Consider in terms of the following pseudo-code; thread 0 is writing to two memory locations, and before the two threads run on separate CPU cores, the memory at adr1 and adr2 is set to 0.
# Thread 0 MOV R0, #42 MOV R1, #99 STR [addr3], R1 STR [addr2], R1 STR_REL [addr1], R0 # Thread 1 MOV R5, 1 MOV R6, 1 LDR R4, [addr1] CMP R4, #42 BEQ load JMP end .load LDR R5, [addr2] .end LDR R6, [addr3]
The question we're trying to answer is "what values are in R5 and R6 of thread 1 at the label end?".
On an Alpha, there are 3 possible answers: if R4 is 42, then R5 and R6 must both be either 0 or 99, depending on whether or not the LDR R5 and LDR R6 observed the store to addr2 or not. If R4 is not 42, then R5 and R6 must be 1. Alpha is allowed to re-order the loads in thread 1 freely because they are independent of each other, and thus all of (R5 = 0, R6 = 0), (R5 = 0, R6 = 99), (R5 = 99, R6 = 0) and (R5 = 99, R6 = 99) are possible.
On x86, the answer is either R5 = R6 = 1 or R5 = R6 = 99; once the load of R4 has taken place, thread 1 is guaranteed to see the stores to both addr1 and addr2, and thus the loads to R5 and R6 must see the store to addr2. Thus, if R4 is 42, R5 is guaranteed to be 99, while if R4 is not 42, R5 is guaranteed to be 1. Same reasoning applies to R6 as to R5.

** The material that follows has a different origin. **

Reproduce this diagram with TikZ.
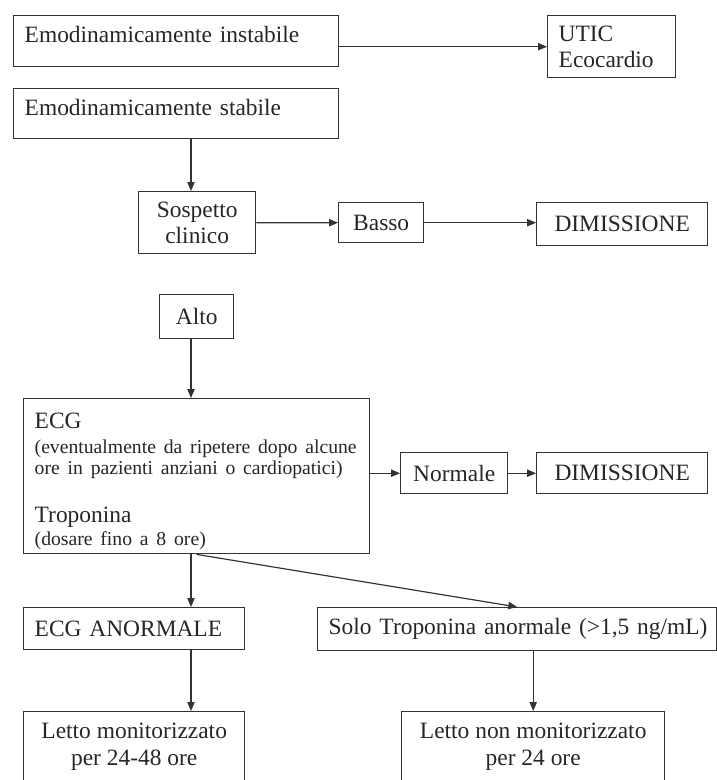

ARM's memory ordering is mostly weak, like Alpha's, but it adds in one more wrinkle; dependency chains act as ordering. Because of this, R5 is again either 1 or 99; however, this happens for slightly different reasons to x86. On ARM, the STR_REL guarantees that a load that observes the store to addr1 will also be able to observe the store to addr2; because the load of R5 has a dependency on the value of R4, the ARM memory ordering model guarantees that the load of R5 will take place after the load of R4, and hence will also observe the store to addr1. However, there's no such dependency in R6's control flow, and thus R6 is allowed to be either 0 or 99 if R4 is 42, because the CPU can reorder the load to happen before the conditional.
If the load to R4 was a load-acquire, then all three processors would observe the same memory contents. However, both ARM and Alpha would be denied reordering opportunities by the load-acquire that they have without it, and hence could be slower.